A bird pooped on my head and down my shirt this last Sunday, which only further bolsters my long brewing animosity towards nature. I’m not a happy camper, quite literally, and I’ve never understood why sleeping outside of four walls and a roof is any more magical than driving out to a location well beyond the lights of the city to marvel at the stars and then returning to a place with a hot shower and clean sheets.

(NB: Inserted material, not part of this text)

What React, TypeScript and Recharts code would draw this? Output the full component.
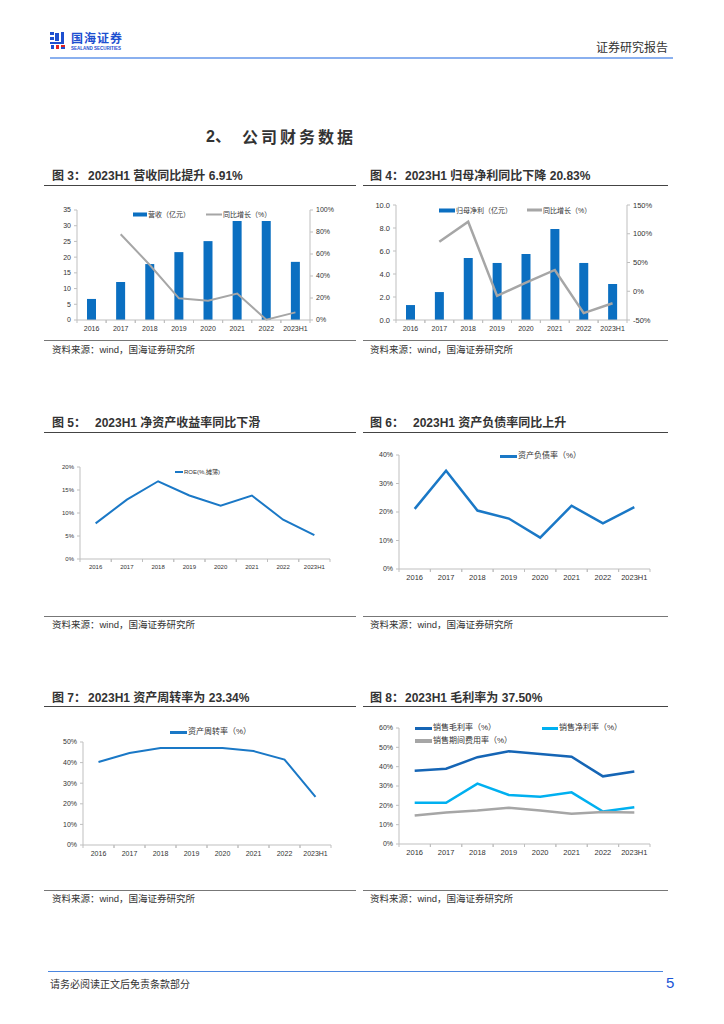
import React from 'react';
import { ComposedChart, Bar, Line, XAxis, YAxis, Legend } from 'recharts';

// ---------- data ----------
const years = ['2016', '2017', '2018', '2019', '2020', '2021', '2022', '2023H1'];
const revenue = [6.7, 12.1, 17.8, 21.6, 25.1, 31.5, 31.5, 18.5];
const revenueYoY = [null, 78, 50, 19.7, 17.6, 24, 0.3, 6.91];
const netProfit = [1.3, 2.43, 5.39, 4.96, 5.74, 7.91, 4.96, 3.13];
const netProfitYoY = [null, 86, 121, -8, 15, 37, -38, -20.83];
const roe = [7.75, 12.9, 16.9, 13.8, 11.6, 13.8, 8.55, 5.2];
const debtRatio = [21.1, 34.5, 20.5, 17.7, 11.0, 22.2, 16.0, 21.7];
const assetTurnover = [40.3, 44.7, 47.1, 47.1, 47.1, 45.6, 41.5, 23.34];
const grossMargin = [37.9, 38.9, 44.9, 48.0, 46.6, 45.1, 35.0, 37.5];
const netMargin = [21.3, 21.3, 31.2, 25.4, 24.5, 26.7, 16.8, 19.0];
const expenseRatio = [14.7, 16.3, 17.3, 18.7, 17.3, 15.6, 16.5, 16.3];

const revTicks = [0, 5, 10, 15, 20, 25, 30, 35];
const revPctTicks = [0, 20, 40, 60, 80, 100];
const npTicks = [0, 2, 4, 6, 8, 10];
const npPctTicks = [-50, 0, 50, 100, 150];
const roeTicks = [0, 5, 10, 15, 20];
const debtTicks = [0, 10, 20, 30, 40];
const turnTicks = [0, 10, 20, 30, 40, 50];
const marginTicks = [0, 10, 20, 30, 40, 50, 60];

const table = years.map((year, i) => ({
  year,
  revenue: revenue[i],
  revenueYoY: revenueYoY[i],
  netProfit: netProfit[i],
  netProfitYoY: netProfitYoY[i],
  roe: roe[i],
  debtRatio: debtRatio[i],
  assetTurnover: assetTurnover[i],
  grossMargin: grossMargin[i],
  netMargin: netMargin[i],
  expenseRatio: expenseRatio[i],
}));

// ---------- styles ----------
const FONT = '"Liberation Sans", Arial, "Noto Sans CJK SC", sans-serif';
const CJK = '"Noto Sans CJK SC", sans-serif';
const AX = '#BFBFBF';
const TXT = '#333333';
const BAR = '#0B6FC1';
const BLUE = '#1A78C6';
const pct = (v: number) => `${v}%`;

const XTick = (props: any) => {
  const { x, y, payload, band, fs } = props;
  return (
    <g>
      <line x1={x - band / 2} x2={x - band / 2} y1={y} y2={y + 3} stroke={AX} />
      <line x1={x + band / 2} x2={x + band / 2} y1={y} y2={y + 3} stroke={AX} />
      <text x={x} y={y + 6} dy="0.71em" textAnchor="middle" fontSize={fs} fill={TXT} fontFamily={FONT}>
        {payload.value}
      </text>
    </g>
  );
};

type LItem = { x: number; y: number; label: string; color: string; w: number; h: number; fs: number };
const renderLegend = (items: LItem[]) => () => (
  <div style={{ position: 'relative', width: 0, height: 0 }}>
    {items.map((it, i) => (
      <div
        key={i}
        style={{
          position: 'absolute',
          left: it.x,
          top: it.y,
          transform: 'translateY(-50%)',
          display: 'flex',
          alignItems: 'center',
          whiteSpace: 'nowrap',
          fontSize: it.fs,
          fontFamily: FONT,
          color: TXT,
          lineHeight: 1,
        }}
      >
        <span style={{ display: 'inline-block', width: it.w, height: it.h, background: it.color, marginRight: 1 }} />
        <span>{it.label}</span>
      </div>
    ))}
  </div>
);

const xAxisProps = (band: number, fs: number) => ({
  dataKey: 'year',
  scale: 'band' as const,
  height: 20,
  interval: 0,
  tickSize: 0,
  tickMargin: 0,
  tickLine: false,
  axisLine: { stroke: AX },
  tick: <XTick band={band} fs={fs} />,
});

const yAxisProps = (width: number, fs: number) => ({
  width,
  interval: 0 as const,
  tickSize: 3,
  tickMargin: 3,
  axisLine: { stroke: AX },
  tickLine: { stroke: AX },
  tick: { fontSize: fs, fill: TXT, fontFamily: FONT },
});

const legendBase = {
  layout: 'horizontal' as const,
  verticalAlign: 'middle' as const,
  align: 'center' as const,
  wrapperStyle: { left: 0, top: 0, width: 0, height: 0 },
};

// ---------- page helpers ----------
const T = ({ x, y, fs, children, bold, color, ls, family, lh }: any) => (
  <div
    style={{
      position: 'absolute',
      left: x,
      top: y,
      transform: 'translateY(-50%)',
      fontSize: fs,
      fontWeight: bold ? 700 : 400,
      color: color || TXT,
      letterSpacing: ls || 0,
      whiteSpace: 'nowrap',
      lineHeight: lh || 1.2,
      fontFamily: family || FONT,
    }}
  >
    {children}
  </div>
);

const HLine = ({ x1, x2, y, color, w }: any) => (
  <div style={{ position: 'absolute', left: x1, top: y, width: x2 - x1, height: w || 1, background: color }} />
);

const Pos = ({ x, y, children }: any) => <div style={{ position: 'absolute', left: x, top: y }}>{children}</div>;

const Title = ({ x, x2, y, fig, text }: any) => (
  <>
    <T x={x} y={y} fs={12} bold>{fig}</T>
    <T x={x2} y={y} fs={12} bold>{text}</T>
  </>
);

const Source = ({ x, y }: any) => <T x={x} y={y} fs={9.5}>资料来源：wind，国海证券研究所</T>;

export default function App() {
  return (
    <div style={{ position: 'absolute', left: 0, top: 0, width: 724, height: 1024, background: '#fff', fontFamily: FONT, overflow: 'hidden' }}>
      {/* header */}
      <svg style={{ position: 'absolute', left: 50, top: 32 }} width={18} height={17}>
        <rect x={0} y={0} width={4} height={3} fill="#1D4FD0" />
        <rect x={0} y={5} width={4} height={3} fill="#1D4FD0" />
        <rect x={5} y={1} width={4} height={8} fill="#1D4FD0" />
        <rect x={11} y={0} width={3} height={10} fill="#1D4FD0" />
        <rect x={0} y={10} width={14} height={2} fill="#1D4FD0" />
        <rect x={1} y={13} width={3} height={4} fill="#1D4FD0" />
        <rect x={6} y={13} width={3} height={4} fill="#E02424" />
        <rect x={11} y={13} width={4} height={2} fill="#E02424" />
        <rect x={11} y={15} width={4} height={2} fill="#1D4FD0" />
      </svg>
      <T x={71} y={37.5} fs={12} lh={1} bold color="#1D4FD0" family={CJK} ls={1}>国海证券</T>
      <T x={71} y={48.5} fs={4.5} lh={1} bold color="#1D4FD0">SEALAND SECURITIES</T>
      <T x={596} y={47} fs={12} color="#333" family={CJK}>证券研究报告</T>
      <HLine x1={50} x2={673} y={57} color="#8AB0EF" w={1.5} />

      {/* section title */}
      <T x={206} y={137} fs={16} bold>2、</T>
      <T x={242} y={137} fs={16} bold ls={3} family={CJK}>公司财务数据</T>

      {/* row 1 titles */}
      <Title x={52} x2={88} y={176} fig="图 3：" text="2023H1 营收同比提升 6.91%" />
      <Title x={370} x2={405} y={176} fig="图 4：" text="2023H1 归母净利同比下降 20.83%" />
      <HLine x1={44} x2={356} y={185} color="#444" />
      <HLine x1={363} x2={668} y={185} color="#444" />

      {/* chart 3 */}
      <Pos x={40} y={196}>
        <ComposedChart width={310} height={144} data={table} margin={{ top: 14, right: 0, bottom: 0, left: 0 }}>
          <XAxis {...xAxisProps(29.125, 7)} />
          <YAxis yAxisId="l" {...yAxisProps(37, 7)} domain={[0, 35]} ticks={revTicks} />
          <YAxis yAxisId="r" orientation="right" {...yAxisProps(40, 7)} domain={[0, 100]} ticks={revPctTicks} tickFormatter={pct} />
          <Legend
            {...legendBase}
            content={renderLegend([
              { x: 93, y: 18, w: 14, h: 4, color: BAR, label: '营收（亿元）', fs: 7 },
              { x: 166, y: 18, w: 16, h: 2, color: '#A6A6A6', label: '同比增长（%）', fs: 7 },
            ])}
          />
          <Bar yAxisId="l" dataKey="revenue" fill={BAR} barSize={9} isAnimationActive={false} />
          <Line yAxisId="r" dataKey="revenueYoY" stroke="#A6A6A6" strokeWidth={2} dot={false} isAnimationActive={false} />
        </ComposedChart>
      </Pos>

      {/* chart 4 */}
      <Pos x={360} y={193}>
        <ComposedChart width={310} height={147} data={table} margin={{ top: 12, right: 0, bottom: 0, left: 0 }}>
          <XAxis {...xAxisProps(28.875, 7)} />
          <YAxis yAxisId="l" {...yAxisProps(36, 7.5)} domain={[0, 10]} ticks={npTicks} tickFormatter={(v: number) => v.toFixed(1)} />
          <YAxis yAxisId="r" orientation="right" {...yAxisProps(43, 7.5)} domain={[-50, 150]} ticks={npPctTicks} tickFormatter={pct} />
          <Legend
            {...legendBase}
            content={renderLegend([
              { x: 79, y: 17, w: 16, h: 4, color: BAR, label: '归母净利（亿元）', fs: 7 },
              { x: 167, y: 17, w: 15, h: 2.5, color: '#A6A6A6', label: '同比增长（%）', fs: 7 },
            ])}
          />
          <Bar yAxisId="l" dataKey="netProfit" fill={BAR} barSize={9} isAnimationActive={false} />
          <Line yAxisId="r" dataKey="netProfitYoY" stroke="#A6A6A6" strokeWidth={2.5} dot={false} isAnimationActive={false} />
        </ComposedChart>
      </Pos>

      <HLine x1={44} x2={356} y={340} color="#777" />
      <HLine x1={363} x2={668} y={340} color="#777" />
      <Source x={52} y={350} />
      <Source x={370} y={350} />

      {/* row 2 titles */}
      <Title x={52} x2={95} y={423} fig="图 5：" text="2023H1 净资产收益率同比下滑" />
      <Title x={370} x2={413} y={423} fig="图 6：" text="2023H1 资产负债率同比上升" />
      <HLine x1={44} x2={356} y={432} color="#444" />
      <HLine x1={363} x2={668} y={432} color="#444" />

      {/* chart 5 */}
      <Pos x={40} y={455}>
        <ComposedChart width={310} height={124} data={table} margin={{ top: 12, right: 20, bottom: 0, left: 0 }}>
          <XAxis {...xAxisProps(31.25, 6)} />
          <YAxis {...yAxisProps(40, 6)} domain={[0, 20]} ticks={roeTicks} tickFormatter={pct} />
          <Legend
            {...legendBase}
            content={renderLegend([{ x: 135, y: 17, w: 8, h: 2, color: BLUE, label: 'ROE(%,摊薄)', fs: 6 }])}
          />
          <Line dataKey="roe" stroke={BLUE} strokeWidth={2} dot={false} isAnimationActive={false} />
        </ComposedChart>
      </Pos>

      {/* chart 6 */}
      <Pos x={360} y={443}>
        <ComposedChart width={310} height={146} data={table} margin={{ top: 12, right: 20, bottom: 0, left: 0 }}>
          <XAxis {...xAxisProps(31.375, 7.5)} />
          <YAxis {...yAxisProps(39, 7)} domain={[0, 40]} ticks={debtTicks} tickFormatter={pct} />
          <Legend
            {...legendBase}
            content={renderLegend([{ x: 140, y: 13, w: 17, h: 3, color: BLUE, label: '资产负债率（%）', fs: 8 }])}
          />
          <Line dataKey="debtRatio" stroke={BLUE} strokeWidth={2.5} dot={false} isAnimationActive={false} />
        </ComposedChart>
      </Pos>

      <HLine x1={44} x2={356} y={616} color="#777" />
      <HLine x1={363} x2={668} y={616} color="#777" />
      <Source x={52} y={625} />
      <Source x={370} y={625} />

      {/* row 3 titles */}
      <Title x={52} x2={88} y={698} fig="图 7：" text="2023H1 资产周转率为 23.34%" />
      <Title x={370} x2={405} y={698} fig="图 8：" text="2023H1 毛利率为 37.50%" />
      <HLine x1={44} x2={356} y={706} color="#444" />
      <HLine x1={363} x2={668} y={706} color="#444" />

      {/* chart 7 */}
      <Pos x={40} y={722}>
        <ComposedChart width={310} height={143} data={table} margin={{ top: 20, right: 19, bottom: 0, left: 0 }}>
          <XAxis {...xAxisProps(31, 7)} />
          <YAxis {...yAxisProps(43, 7)} domain={[0, 50]} ticks={turnTicks} tickFormatter={pct} />
          <Legend
            {...legendBase}
            content={renderLegend([{ x: 130, y: 10, w: 17, h: 3, color: BLUE, label: '资产周转率（%）', fs: 8 }])}
          />
          <Line dataKey="assetTurnover" stroke={BLUE} strokeWidth={2} dot={false} isAnimationActive={false} />
        </ComposedChart>
      </Pos>

      {/* chart 8 */}
      <Pos x={360} y={716}>
        <ComposedChart width={310} height={148} data={table} margin={{ top: 12, right: 20, bottom: 0, left: 0 }}>
          <XAxis {...xAxisProps(31.375, 7.5)} />
          <YAxis {...yAxisProps(39, 7)} domain={[0, 60]} ticks={marginTicks} tickFormatter={pct} />
          <Legend
            {...legendBase}
            content={renderLegend([
              { x: 55, y: 12, w: 17, h: 3, color: '#1565B5', label: '销售毛利率（%）', fs: 8 },
              { x: 182, y: 12, w: 16, h: 3, color: '#00B0F0', label: '销售净利率（%）', fs: 8 },
              { x: 55, y: 25, w: 17, h: 3.5, color: '#A6A6A6', label: '销售期间费用率（%）', fs: 8 },
            ])}
          />
          <Line dataKey="grossMargin" stroke="#1565B5" strokeWidth={2.5} dot={false} isAnimationActive={false} />
          <Line dataKey="netMargin" stroke="#00B0F0" strokeWidth={2.5} dot={false} isAnimationActive={false} />
          <Line dataKey="expenseRatio" stroke="#A6A6A6" strokeWidth={2.5} dot={false} isAnimationActive={false} />
        </ComposedChart>
      </Pos>

      <HLine x1={44} x2={356} y={890} color="#777" />
      <HLine x1={363} x2={668} y={890} color="#777" />
      <Source x={52} y={899} />
      <Source x={370} y={899} />

      {/* footer */}
      <HLine x1={48} x2={663} y={971} color="#4A86E0" />
      <T x={50} y={984} fs={10} family={CJK}>请务必阅读正文后免责条款部分</T>
      <T x={666} y={983} fs={15} color="#1A56D6">5</T>
    </div>
  );
}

I don’t need or have any desire to wake up, dirty, with a creaky back and caffeine withdrawal, only to hike back to my overheated car, no thank you.
Two of my fellow ‘paloozians had milestone birthdays within two days of each other this week, and though I will not repeat that scary number (scary at least to single girls with pet children), it rhymes with worty, which no one wants to be except Madonna who, in a fit of good Kabbalah luck was “enlightened” at worty.
Anyway, in an impromptu celebration of these two women, a few of our rag tag crew drove up north of Santa Barbara to a very beautiful state park and went glamping. No, that was not a typo; we went “glamorous camping”, which I would argue, is as much an oxymoron as jumbo shrimp. What exactly is glamping you ask? Glamping basically consists of a few steps. One: drive to a very nice campground in your Prius (for the record and as I stated earlier, the environment and I are not exactly facebook friends, so obviously the Prius belongs to someone else-- I prefer my cars to get less than 14 MPG) which will be weighted down with three ice chests full of such necessities as carrot cake, israeli couscous salad, artisanal goat cheese, truffle sausage and fig jam. Next, pay the nice lady in the log cabin the cost of a very nice piece of furniture for two nights, spend the next hour unpacking the car and then apply bug spray before settling in to your posh camp house, which is really just a re-branded mobile home made to look like a log cabin. And finally, after all this, order your BBQ kit consisting of hamburger, fixins, tools and ingredients to make s’mores, to be delivered directly to your fire pit for dinner.